**Records to use**
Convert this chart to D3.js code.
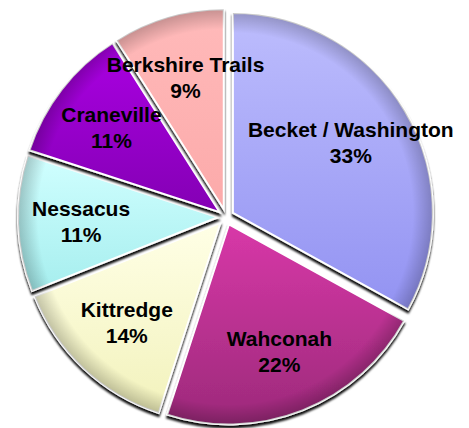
<!DOCTYPE html>
<html lang="en">
<head>
<meta charset="UTF-8">
<script src="https://d3js.org/d3.v7.min.js"></script>
<style>
  body { margin: 0; background: #fff; }
  svg { display: block; font-family: "Liberation Sans", Arial, sans-serif; }
</style>
</head>
<body>
<div id="container"></div>
<script>
  // data
  var names = ["Becket / Washington", "Wahconah", "Kittredge", "Nessacus", "Craneville", "Berkshire Trails"];
  var shares = [33, 22, 14, 11, 11, 9];
  var labels = ["33%", "22%", "14%", "11%", "11%", "9%"];
  // top / bottom colour of each slice
  var topColors = ["#bdbdfd", "#d838a8", "#ffffe6", "#d0ffff", "#aa00e2", "#ffbaba"];
  var bottomColors = ["#9393f2", "#9c2a7a", "#f2f2bc", "#a6eeee", "#8400b4", "#fcaaaa"];

  var width = 469, height = 428;
  var cx = 226, cy = 217, radius = 200, explode = 8, labelR = 137;

  var svg = d3.select("#container").append("svg")
      .attr("width", width).attr("height", height);

  var defs = svg.append("defs");

  // drop shadow under each slice
  var f = defs.append("filter").attr("id", "shadow")
      .attr("x", "-10%").attr("y", "-10%").attr("width", "120%").attr("height", "120%");
  f.append("feDropShadow").attr("dx", 0).attr("dy", 3).attr("stdDeviation", 1)
      .attr("flood-color", "#000").attr("flood-opacity", 0.95);

  names.forEach(function (n, i) {
    var lg = defs.append("linearGradient").attr("id", "fill" + i)
        .attr("x1", 0).attr("y1", 0).attr("x2", 0).attr("y2", 1);
    lg.append("stop").attr("offset", "0%").attr("stop-color", topColors[i]);
    lg.append("stop").attr("offset", "100%").attr("stop-color", bottomColors[i]);
  });

  // dark rim along the outer edge
  var rg = defs.append("radialGradient").attr("id", "rim")
      .attr("gradientUnits", "userSpaceOnUse")
      .attr("cx", 0).attr("cy", 0).attr("r", radius);
  rg.append("stop").attr("offset", "90%").attr("stop-color", "#000").attr("stop-opacity", 0);
  rg.append("stop").attr("offset", "100%").attr("stop-color", "#000").attr("stop-opacity", 0.22);

  var pie = d3.pie().sort(null).value(function (d) { return d; });
  var arcs = pie(shares);

  var arc = d3.arc().innerRadius(0).outerRadius(radius);
  var labelArc = d3.arc().innerRadius(labelR).outerRadius(labelR);

  var g = svg.append("g").attr("transform", "translate(" + cx + "," + cy + ")");

  var slice = g.selectAll("g.slice").data(arcs).enter().append("g")
      .attr("class", "slice")
      .attr("transform", function (d) {
        var a = (d.startAngle + d.endAngle) / 2;
        return "translate(" + (Math.sin(a) * explode) + "," + (-Math.cos(a) * explode) + ")";
      });

  slice.append("path")
      .attr("d", arc)
      .attr("fill", function (d, i) { return "url(#fill" + i + ")"; })
      .attr("stroke", "#fff")
      .attr("stroke-width", 2)
      .attr("filter", "url(#shadow)");

  slice.append("path")
      .attr("d", arc)
      .attr("fill", "url(#rim)");

  // labels on top
  var lab = g.selectAll("g.lab").data(arcs).enter().append("g")
      .attr("class", "lab")
      .attr("transform", function (d) {
        var a = (d.startAngle + d.endAngle) / 2;
        var c = labelArc.centroid(d);
        return "translate(" + (c[0] + Math.sin(a) * explode) + "," + (c[1] - Math.cos(a) * explode) + ")";
      })
      .attr("text-anchor", "middle")
      .style("font-size", "21px")
      .style("font-weight", "bold")
      .attr("fill", "#000");

  lab.append("text").attr("y", -6).text(function (d, i) { return names[i]; });
  lab.append("text").attr("y", 20).text(function (d, i) { return labels[i]; });
</script>
</body>
</html>
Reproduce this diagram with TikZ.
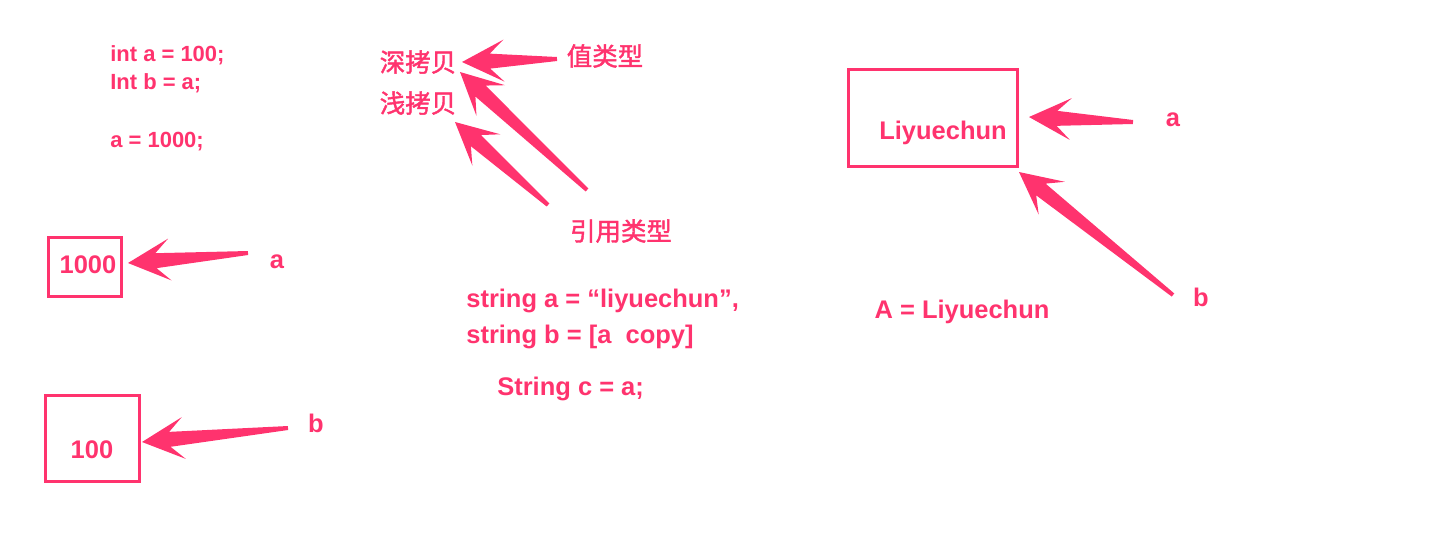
\documentclass[tikz,border=0pt]{standalone}
\usepackage{fontspec}
\setmainfont{Liberation Sans}
\newfontfamily\cjk{Noto Sans CJK SC}[FakeBold=1.6]
\usetikzlibrary{calc}

\definecolor{skpink}{RGB}{255,51,110}

% sizes of the tapered arrows
\newcommand{\headlen}{0.84cm}
\newcommand{\headwid}{0.42cm}
\newcommand{\notchlen}{0.56cm}
\newcommand{\shaftwid}{0.15cm}
\newcommand{\tailwid}{0.04cm}

% tapered arrow, #1 = tail, #2 = tip
\newcommand{\skitch}[2]{%
  \fill[skitch] (#2)
    -- ($(#2)!\headlen!(#1)!\headwid!90:(#1)$)
    -- ($(#2)!\notchlen!(#1)!\shaftwid!90:(#1)$)
    -- ($(#1)!\tailwid!-90:(#2)$)
    -- ($(#1)!\tailwid!90:(#2)$)
    -- ($(#2)!\notchlen!(#1)!\shaftwid!-90:(#1)$)
    -- ($(#2)!\headlen!(#1)!\headwid!-90:(#1)$)
    -- cycle;}

\tikzset{
  code/.style={text=skpink, inner sep=0pt, font=\bfseries\fontsize{14.5}{17}\selectfont},
  smallcode/.style={code, font=\bfseries\fontsize{12.5}{15}\selectfont},
  hanzi/.style={text=skpink, inner sep=0pt, font=\cjk\fontsize{14.5}{17}\selectfont},
  valbox/.style={draw=skpink, line width=1.7pt, inner sep=0pt},
  skitch/.style={fill=skpink}
}

\begin{document}
\begin{tikzpicture}[x=0.02cm, y=-0.02cm]
  \useasboundingbox (0,0) rectangle (1440,545);

  % value type code
  \node[smallcode, anchor=base west] (inta) at (110,61) {int a = 100;};
  \node[smallcode, anchor=base west] (intb) at (110,89) {Int b = a;};
  \node[smallcode, anchor=base west] (seta) at (110,147) {a = 1000;};

  % copy kinds
  \node[hanzi] (deep) at (418,62) {深拷贝};
  \node[hanzi] (shallow) at (418,103) {浅拷贝};
  \node[hanzi] (valtype) at (605,56) {值类型};
  \node[hanzi] (reftype) at (621,231) {引用类型};

  % value boxes
  \node[valbox, minimum width=42pt, minimum height=34pt] (box1000) at (85,267) {};
  \node[code] (v1000) at (88,265) {1000};
  \node[code] (lbla) at (277,262) {a};
  \node[valbox, minimum width=54pt, minimum height=49pt] (box100) at (92.5,438.5) {};
  \node[code] (v100) at (92,450) {100};
  \node[code] (lblb) at (316,423) {b};

  % string code
  \node[code, anchor=base west] (stra) at (466,307) {string a = “liyuechun”,};
  \node[code, anchor=base west] (strb) at (466,343) {string b = [a\ \ copy]};
  \node[code, anchor=base west] (strc) at (497,395) {String c = a;};

  % reference box
  \node[valbox, minimum width=96.4pt, minimum height=55.6pt] (boxname) at (933,118) {};
  \node[code] (vname) at (943,133) {Liyuechun};
  \node[code] (lblra) at (1173,120) {a};
  \node[code] (lblrb) at (1201,297) {b};
  \node[code] (capa) at (962,312) {A = Liyuechun};

  % arrow ends
  \coordinate (t1) at (557,59);   \coordinate (h1) at (462,62);
  \coordinate (t2) at (587,190);  \coordinate (h2) at (460,72);
  \coordinate (t3) at (548,205);  \coordinate (h3) at (455,122);
  \coordinate (t4) at (248,253);  \coordinate (h4) at (128,263);
  \coordinate (t5) at (288,428);  \coordinate (h5) at (142,442);
  \coordinate (t6) at (1133,122); \coordinate (h6) at (1029,117);
  \coordinate (t7) at (1173,295); \coordinate (h7) at (1019,172);

  \skitch{t1}{h1}
  \skitch{t2}{h2}
  \skitch{t3}{h3}
  \skitch{t4}{h4}
  \skitch{t5}{h5}
  \skitch{t6}{h6}
  \skitch{t7}{h7}
\end{tikzpicture}
\end{document}
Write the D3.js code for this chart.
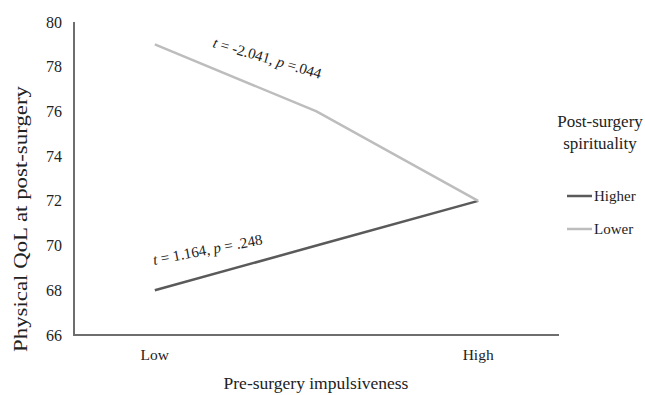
<!DOCTYPE html>
<html>
<head>
<meta charset="UTF-8">
<script src="https://cdn.jsdelivr.net/npm/d3@7/dist/d3.min.js"></script>
<style>
  body { margin: 0; background: #fff; }
  text { font-family: "Liberation Serif", "Times New Roman", serif; fill: #222; }
</style>
</head>
<body>
<svg id="chart" width="645" height="395"></svg>
<script>
// data
const categories = ["Low", "Mid", "High"];
const tickLabels = ["Low", "", "High"];
const higher = [68, 70, 72];
const lower  = [79, 76, 72];
const yTicks = [66, 68, 70, 72, 74, 76, 78, 80];
const seriesNames = ["Higher", "Lower"];
const seriesColors = ["#5a5a5a", "#bdbdbd"];

const svg = d3.select("#chart");

// scales
const x = d3.scaleBand().domain(categories).range([74, 559]);
const y = d3.scaleLinear().domain([66, 80]).range([335, 22]);
const cx = d => x(d) + x.bandwidth() / 2;

// axes (no tick marks, just line + labels)
svg.append("line")
    .attr("x1", 74).attr("x2", 74)
    .attr("y1", y(80)).attr("y2", y(66))
    .attr("stroke", "#6e6e6e").attr("stroke-width", 2);
svg.append("line")
    .attr("x1", 73).attr("x2", 559)
    .attr("y1", y(66)).attr("y2", y(66))
    .attr("stroke", "#6e6e6e").attr("stroke-width", 2);

svg.selectAll(".ytick").data(yTicks).enter().append("text")
    .attr("x", 62).attr("y", d => y(d))
    .attr("dy", "0.35em")
    .attr("text-anchor", "end")
    .attr("font-size", 16)
    .text(d => d);

svg.selectAll(".xtick").data(categories).enter().append("text")
    .attr("x", d => cx(d)).attr("y", 360)
    .attr("text-anchor", "middle")
    .attr("font-size", 15.5)
    .text((d, i) => tickLabels[i]);

// axis titles
svg.append("text")
    .attr("transform", "translate(27," + 219 + ") rotate(-90)")
    .attr("text-anchor", "middle")
    .attr("font-size", 19)
    .attr("textLength", 266)
    .attr("lengthAdjust", "spacingAndGlyphs")
    .text("Physical QoL at post-surgery");

svg.append("text")
    .attr("x", 316).attr("y", 389)
    .attr("text-anchor", "middle")
    .attr("font-size", 17.5)
    .text("Pre-surgery impulsiveness");

// lines
const line = d3.line()
    .x((d, i) => cx(categories[i]))
    .y(d => y(d));

[higher, lower].forEach((vals, k) => {
    svg.append("path")
        .datum(vals)
        .attr("d", line)
        .attr("fill", "none")
        .attr("stroke", seriesColors[k])
        .attr("stroke-width", 2.5);
});

// t / p annotations
function annot(xp, yp, ang, tVal, pVal) {
    const t = svg.append("text")
        .attr("transform", "translate(" + xp + "," + yp + ") rotate(" + ang + ")")
        .attr("font-size", 15);
    t.append("tspan").attr("font-style", "italic").text("t");
    t.append("tspan").text(" = " + tVal + ", ");
    t.append("tspan").attr("font-style", "italic").text("p");
    t.append("tspan").text(pVal);
}
annot(212, 47, 16.5, "-2.041", " =.044");
annot(154, 265, -10.8, "1.164", " = .248");

// legend
svg.append("text")
    .attr("x", 600).attr("y", 127)
    .attr("text-anchor", "middle")
    .attr("font-size", 17)
    .text("Post-surgery");
svg.append("text")
    .attr("x", 600).attr("y", 149)
    .attr("text-anchor", "middle")
    .attr("font-size", 17)
    .text("spirituality");

const legendY = [196, 229];
seriesNames.forEach((name, k) => {
    svg.append("line")
        .attr("x1", 567).attr("x2", 592)
        .attr("y1", legendY[k]).attr("y2", legendY[k])
        .attr("stroke", seriesColors[k])
        .attr("stroke-width", 2.5);
    svg.append("text")
        .attr("x", 594).attr("y", legendY[k])
        .attr("dy", "0.35em")
        .attr("font-size", 15)
        .text(name);
});
</script>
</body>
</html>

**What you need to do**
Skip the pictures and restate exactly the lines from the beginning of the listing to the line with "var cx = 226, cy", that line included.

**Answer**
Convert this chart to D3.js code.
<!DOCTYPE html>
<html lang="en">
<head>
<meta charset="UTF-8">
<script src="https://d3js.org/d3.v7.min.js"></script>
<style>
  body { margin: 0; background: #fff; }
  svg { display: block; font-family: "Liberation Sans", Arial, sans-serif; }
</style>
</head>
<body>
<div id="container"></div>
<script>
  // data
  var names = ["Becket / Washington", "Wahconah", "Kittredge", "Nessacus", "Craneville", "Berkshire Trails"];
  var shares = [33, 22, 14, 11, 11, 9];
  var labels = ["33%", "22%", "14%", "11%", "11%", "9%"];
  // top / bottom colour of each slice
  var topColors = ["#bdbdfd", "#d838a8", "#ffffe6", "#d0ffff", "#aa00e2", "#ffbaba"];
  var bottomColors = ["#9393f2", "#9c2a7a", "#f2f2bc", "#a6eeee", "#8400b4", "#fcaaaa"];

  var width = 469, height = 428;
  var cx = 226, cy = 217, radius = 200, explode = 8, labelR = 137;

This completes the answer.